--- What you are asked to do ---
Search the material for the string "Rebuild", then report how many lines hold it, with no other text.

--- Supplied material ---
* * * * * * * * *
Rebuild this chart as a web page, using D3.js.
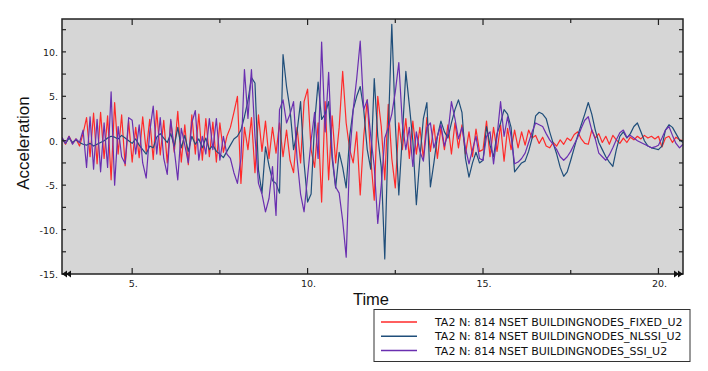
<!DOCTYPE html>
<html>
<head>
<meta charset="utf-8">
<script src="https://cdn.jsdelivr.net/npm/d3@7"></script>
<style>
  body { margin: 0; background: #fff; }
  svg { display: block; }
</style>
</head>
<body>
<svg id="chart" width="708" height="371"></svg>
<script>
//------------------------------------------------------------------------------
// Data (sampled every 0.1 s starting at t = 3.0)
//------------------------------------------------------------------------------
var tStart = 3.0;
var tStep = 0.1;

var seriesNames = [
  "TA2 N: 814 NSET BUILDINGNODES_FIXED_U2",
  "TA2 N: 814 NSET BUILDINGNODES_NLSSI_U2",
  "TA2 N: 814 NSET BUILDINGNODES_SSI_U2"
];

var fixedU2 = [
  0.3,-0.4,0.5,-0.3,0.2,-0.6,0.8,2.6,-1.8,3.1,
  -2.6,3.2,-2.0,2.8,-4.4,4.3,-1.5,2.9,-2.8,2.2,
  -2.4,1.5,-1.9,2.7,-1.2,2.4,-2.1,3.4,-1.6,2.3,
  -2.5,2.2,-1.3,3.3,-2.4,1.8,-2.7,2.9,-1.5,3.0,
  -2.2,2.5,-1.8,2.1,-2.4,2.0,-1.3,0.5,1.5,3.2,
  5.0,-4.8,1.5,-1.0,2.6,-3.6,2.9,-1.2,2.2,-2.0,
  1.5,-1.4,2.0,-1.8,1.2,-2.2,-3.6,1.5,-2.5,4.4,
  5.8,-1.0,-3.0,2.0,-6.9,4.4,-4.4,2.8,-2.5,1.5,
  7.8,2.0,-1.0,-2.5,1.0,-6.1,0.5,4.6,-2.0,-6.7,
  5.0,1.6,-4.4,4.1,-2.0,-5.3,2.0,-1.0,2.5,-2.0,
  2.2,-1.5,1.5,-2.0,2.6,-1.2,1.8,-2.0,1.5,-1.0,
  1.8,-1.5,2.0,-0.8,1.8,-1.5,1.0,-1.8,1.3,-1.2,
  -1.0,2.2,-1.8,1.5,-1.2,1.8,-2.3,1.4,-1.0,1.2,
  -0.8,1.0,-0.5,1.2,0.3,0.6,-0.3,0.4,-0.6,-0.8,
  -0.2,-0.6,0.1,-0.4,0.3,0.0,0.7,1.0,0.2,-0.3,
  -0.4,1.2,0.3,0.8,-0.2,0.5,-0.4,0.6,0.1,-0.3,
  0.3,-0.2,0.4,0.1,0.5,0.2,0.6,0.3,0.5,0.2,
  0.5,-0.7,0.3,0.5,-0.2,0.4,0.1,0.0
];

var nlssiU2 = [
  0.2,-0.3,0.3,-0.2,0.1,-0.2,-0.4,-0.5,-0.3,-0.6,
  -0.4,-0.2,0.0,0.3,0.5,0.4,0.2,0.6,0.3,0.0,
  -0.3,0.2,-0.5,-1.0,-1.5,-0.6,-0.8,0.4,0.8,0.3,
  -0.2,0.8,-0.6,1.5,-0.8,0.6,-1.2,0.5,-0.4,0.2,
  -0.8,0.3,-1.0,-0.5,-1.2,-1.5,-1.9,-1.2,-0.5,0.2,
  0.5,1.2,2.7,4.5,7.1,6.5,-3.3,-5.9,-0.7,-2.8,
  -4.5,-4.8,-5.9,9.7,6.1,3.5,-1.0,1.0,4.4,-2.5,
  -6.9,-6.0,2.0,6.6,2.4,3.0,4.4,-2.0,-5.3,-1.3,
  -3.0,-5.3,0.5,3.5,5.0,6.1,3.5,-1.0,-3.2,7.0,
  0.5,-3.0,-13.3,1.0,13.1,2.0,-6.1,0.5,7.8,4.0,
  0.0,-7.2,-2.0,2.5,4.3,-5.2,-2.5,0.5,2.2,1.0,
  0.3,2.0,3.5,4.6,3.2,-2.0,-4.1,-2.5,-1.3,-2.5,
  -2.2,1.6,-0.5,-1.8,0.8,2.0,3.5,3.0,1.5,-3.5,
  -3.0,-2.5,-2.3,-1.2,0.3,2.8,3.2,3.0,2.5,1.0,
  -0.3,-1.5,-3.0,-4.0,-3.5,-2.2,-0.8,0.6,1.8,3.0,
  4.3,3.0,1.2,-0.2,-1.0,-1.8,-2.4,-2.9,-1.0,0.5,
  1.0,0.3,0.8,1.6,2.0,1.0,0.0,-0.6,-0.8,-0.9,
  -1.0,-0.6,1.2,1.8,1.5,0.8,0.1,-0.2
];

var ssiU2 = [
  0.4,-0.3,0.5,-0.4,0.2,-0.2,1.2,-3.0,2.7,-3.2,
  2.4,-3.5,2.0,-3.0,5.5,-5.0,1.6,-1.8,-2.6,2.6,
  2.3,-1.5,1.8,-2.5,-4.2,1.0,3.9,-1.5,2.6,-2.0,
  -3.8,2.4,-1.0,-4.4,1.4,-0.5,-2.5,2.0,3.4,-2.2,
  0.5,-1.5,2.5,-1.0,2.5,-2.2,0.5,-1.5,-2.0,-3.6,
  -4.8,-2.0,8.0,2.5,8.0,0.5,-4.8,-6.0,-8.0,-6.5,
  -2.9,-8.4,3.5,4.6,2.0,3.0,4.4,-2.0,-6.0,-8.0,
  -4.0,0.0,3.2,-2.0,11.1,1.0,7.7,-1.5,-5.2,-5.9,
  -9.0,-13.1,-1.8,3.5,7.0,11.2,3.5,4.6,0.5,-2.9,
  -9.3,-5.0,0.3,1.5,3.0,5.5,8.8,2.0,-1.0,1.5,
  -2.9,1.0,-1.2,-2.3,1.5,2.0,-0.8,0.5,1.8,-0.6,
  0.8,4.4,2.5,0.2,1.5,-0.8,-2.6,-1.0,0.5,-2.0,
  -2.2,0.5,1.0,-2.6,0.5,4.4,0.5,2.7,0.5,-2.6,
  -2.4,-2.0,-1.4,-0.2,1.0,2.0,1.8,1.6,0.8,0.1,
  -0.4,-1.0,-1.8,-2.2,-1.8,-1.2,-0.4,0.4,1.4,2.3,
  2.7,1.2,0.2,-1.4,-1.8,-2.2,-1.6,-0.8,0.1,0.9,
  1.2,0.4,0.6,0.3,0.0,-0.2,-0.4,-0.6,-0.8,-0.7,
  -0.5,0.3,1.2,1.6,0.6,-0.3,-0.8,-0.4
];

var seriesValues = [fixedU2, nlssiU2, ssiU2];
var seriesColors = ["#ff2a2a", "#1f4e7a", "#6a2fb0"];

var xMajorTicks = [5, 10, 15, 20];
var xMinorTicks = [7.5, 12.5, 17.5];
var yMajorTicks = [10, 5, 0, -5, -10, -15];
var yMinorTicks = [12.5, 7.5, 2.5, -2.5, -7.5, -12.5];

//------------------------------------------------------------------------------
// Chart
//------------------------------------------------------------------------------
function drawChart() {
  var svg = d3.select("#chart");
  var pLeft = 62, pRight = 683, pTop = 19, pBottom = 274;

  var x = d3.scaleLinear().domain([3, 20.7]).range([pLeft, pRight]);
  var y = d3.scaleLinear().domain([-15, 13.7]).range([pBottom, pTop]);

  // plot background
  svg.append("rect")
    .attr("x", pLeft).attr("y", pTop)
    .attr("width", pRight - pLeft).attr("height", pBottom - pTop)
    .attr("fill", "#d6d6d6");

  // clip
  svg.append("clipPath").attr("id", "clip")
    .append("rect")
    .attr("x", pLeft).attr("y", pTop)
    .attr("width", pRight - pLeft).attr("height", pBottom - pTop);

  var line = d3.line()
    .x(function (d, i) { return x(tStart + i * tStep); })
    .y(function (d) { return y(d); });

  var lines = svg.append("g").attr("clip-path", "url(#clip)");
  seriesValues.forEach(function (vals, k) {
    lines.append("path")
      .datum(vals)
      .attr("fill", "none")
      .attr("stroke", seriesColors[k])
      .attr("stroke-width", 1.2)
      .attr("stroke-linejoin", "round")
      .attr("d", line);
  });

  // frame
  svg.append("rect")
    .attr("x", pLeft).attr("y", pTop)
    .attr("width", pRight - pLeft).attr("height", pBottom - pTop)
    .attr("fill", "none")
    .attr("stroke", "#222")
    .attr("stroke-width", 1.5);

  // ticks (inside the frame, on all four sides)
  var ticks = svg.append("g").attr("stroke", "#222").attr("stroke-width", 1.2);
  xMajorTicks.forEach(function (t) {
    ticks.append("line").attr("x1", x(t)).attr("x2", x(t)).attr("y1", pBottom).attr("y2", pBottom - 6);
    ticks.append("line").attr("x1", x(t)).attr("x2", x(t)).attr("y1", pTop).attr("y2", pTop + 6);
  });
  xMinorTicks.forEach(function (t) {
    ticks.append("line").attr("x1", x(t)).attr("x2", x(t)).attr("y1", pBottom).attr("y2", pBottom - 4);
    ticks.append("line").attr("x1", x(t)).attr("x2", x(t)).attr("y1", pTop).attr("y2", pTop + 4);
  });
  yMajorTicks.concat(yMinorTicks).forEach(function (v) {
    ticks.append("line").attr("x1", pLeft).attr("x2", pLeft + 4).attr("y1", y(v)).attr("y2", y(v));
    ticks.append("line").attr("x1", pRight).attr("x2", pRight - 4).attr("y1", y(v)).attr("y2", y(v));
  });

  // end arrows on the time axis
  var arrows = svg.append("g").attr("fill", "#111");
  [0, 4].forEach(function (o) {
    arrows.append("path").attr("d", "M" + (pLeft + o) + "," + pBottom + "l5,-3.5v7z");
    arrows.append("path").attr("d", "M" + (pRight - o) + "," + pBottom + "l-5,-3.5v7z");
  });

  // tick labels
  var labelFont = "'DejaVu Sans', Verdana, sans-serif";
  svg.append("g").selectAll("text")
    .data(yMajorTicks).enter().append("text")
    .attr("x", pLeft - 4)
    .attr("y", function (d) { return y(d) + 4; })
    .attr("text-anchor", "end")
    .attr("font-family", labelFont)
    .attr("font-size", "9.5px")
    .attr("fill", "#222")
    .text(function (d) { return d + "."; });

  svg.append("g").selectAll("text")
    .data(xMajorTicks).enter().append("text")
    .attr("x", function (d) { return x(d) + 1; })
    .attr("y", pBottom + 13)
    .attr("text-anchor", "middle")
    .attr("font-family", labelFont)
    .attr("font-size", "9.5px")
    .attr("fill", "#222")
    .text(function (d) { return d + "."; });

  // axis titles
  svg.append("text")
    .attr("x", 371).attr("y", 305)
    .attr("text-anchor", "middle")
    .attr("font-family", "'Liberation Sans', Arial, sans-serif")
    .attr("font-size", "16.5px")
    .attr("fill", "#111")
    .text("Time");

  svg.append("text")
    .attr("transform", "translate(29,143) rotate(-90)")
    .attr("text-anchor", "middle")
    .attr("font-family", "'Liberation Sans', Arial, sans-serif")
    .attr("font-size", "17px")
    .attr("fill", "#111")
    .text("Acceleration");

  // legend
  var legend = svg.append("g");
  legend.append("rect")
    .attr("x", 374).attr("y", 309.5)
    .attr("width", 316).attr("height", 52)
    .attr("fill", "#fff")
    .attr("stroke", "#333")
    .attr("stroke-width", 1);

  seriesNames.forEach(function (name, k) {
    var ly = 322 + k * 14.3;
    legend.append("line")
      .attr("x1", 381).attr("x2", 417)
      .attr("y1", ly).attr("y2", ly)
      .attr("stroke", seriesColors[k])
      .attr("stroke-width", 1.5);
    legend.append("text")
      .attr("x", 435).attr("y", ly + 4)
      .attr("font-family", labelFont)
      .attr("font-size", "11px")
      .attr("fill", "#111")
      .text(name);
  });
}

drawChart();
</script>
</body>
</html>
* * * * * * * * *
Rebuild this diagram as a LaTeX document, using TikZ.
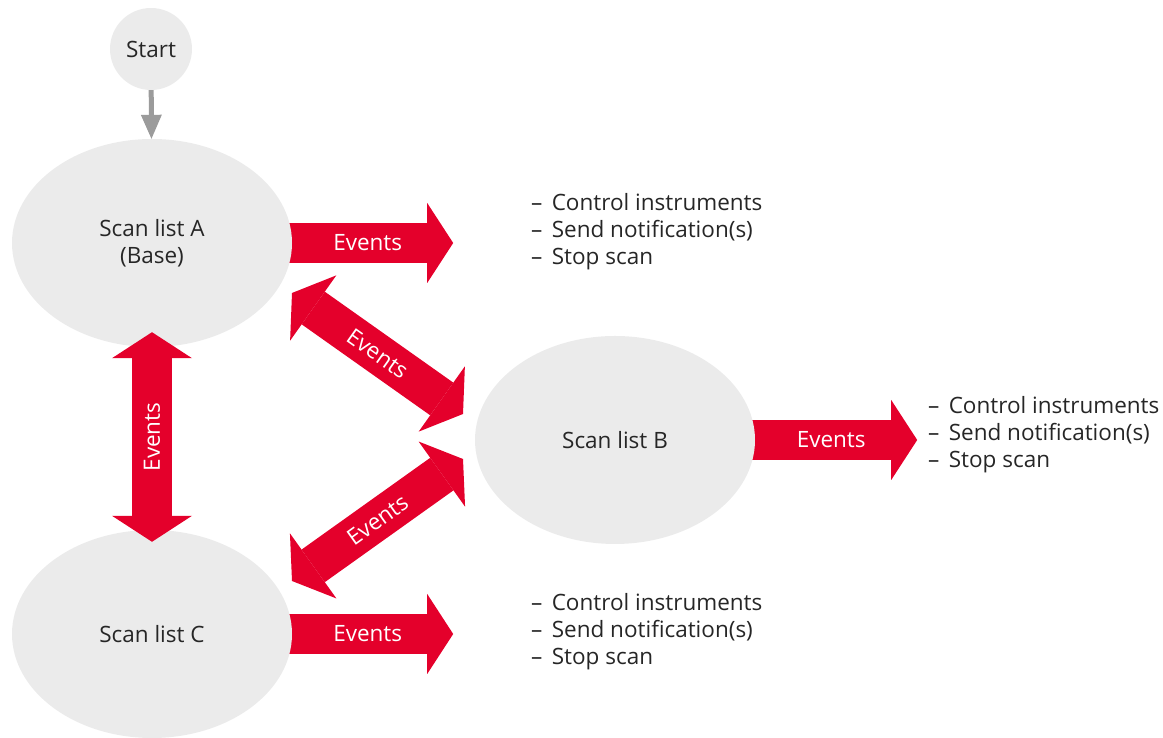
* * * * * * * * *
--- Solved exercise ---
2